On 25 September 1890,[1] in his parish of Bong Bong in the Southern Highlands of NSW, the Rev William Ansdell Leech, an Anglican clergyman, formed a Ministering Children’s League (MCL) group from which the NSW Fresh Air League (FAL) would arise. Initially, the activity that gave rise to the FAL was Leech’s particular way of fulfilling the ideals of the MCL. It soon became apparent that providing holiday accommodation for poor children and families in a healthy mountainous environment was a ministry deserving of its own name.

William Ansdell Leech (1842-1895) was the eldest son of Rev John Leech, MA, of Cloonconra County Mayo, Ireland, and Mary nee Darley, daughter of William Darley of St John’s County Dublin.[2] Leech matriculated to Cambridge University in Lent of 1865 and was a Scholar at the University from 1866. He was admitted to Lincoln’s Inn on 6 November 1866, gained a BA in 1868, and was called to the Bar on 10 June 1870 as a Barrister-at-Law. Leech went on to be ordained deacon by the Bishop of Wellington, New Zealand (and appointed a curate of Palmerston North) in 1883, before being priested by the Bishop of Bathurst in St Andrew’s Cathedral, Sydney, in December of that same year.[3]
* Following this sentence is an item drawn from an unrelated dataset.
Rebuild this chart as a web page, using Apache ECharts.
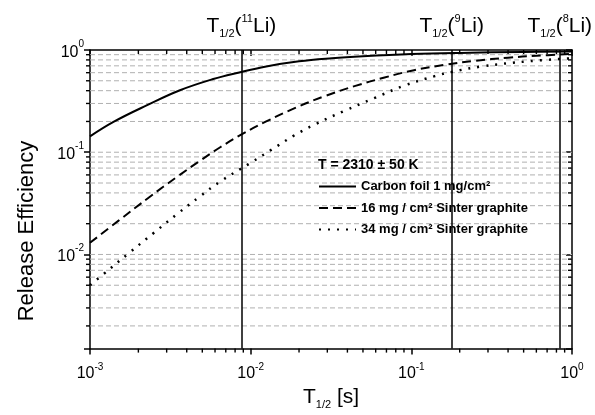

Travelling to New Zealand on the Dallam Tower

Leech’s first attempt to sail to New Zealand was not without incident for he travelled aboard the Dallam Tower which had left London on 11 May 1873, bound for Dunedin, New Zealand.[4] On 14 July, the ship met a ‘fearful hurricane’ and was dis-masted in latitude 46 degrees south and 70 degrees east. The vessel was at the mercy of the storm for some 14 hours after which the hurricane abated. Without a mast the ship was helpless, but after 11 days the Cape Clear, a cargo ship, came to their assistance and took off some of the  Dallam Tower’s passengers who were in ‘a most forlorn and destitute condition. Their money, letters of credit and introduction, clothing and other necessaries gone.’[5] As one passenger remarked, they were fortunate not to have lost their lives:

But it was a mysterious Providence that sent the Cape Clear to our help. Had it not been for the distressing loss of two of their number we should never have seen her. One of the apprentices on the previous day had fallen from the rigging, and another in a noble but hopeless attempt to save him, went overboard after him. The ship delayed her course for several hours, while a boat was sent in a vain search for these poor fellows. Thus it was that she came up with us at the dawn of morning, otherwise they would have passed us in the night without seeing us.[6]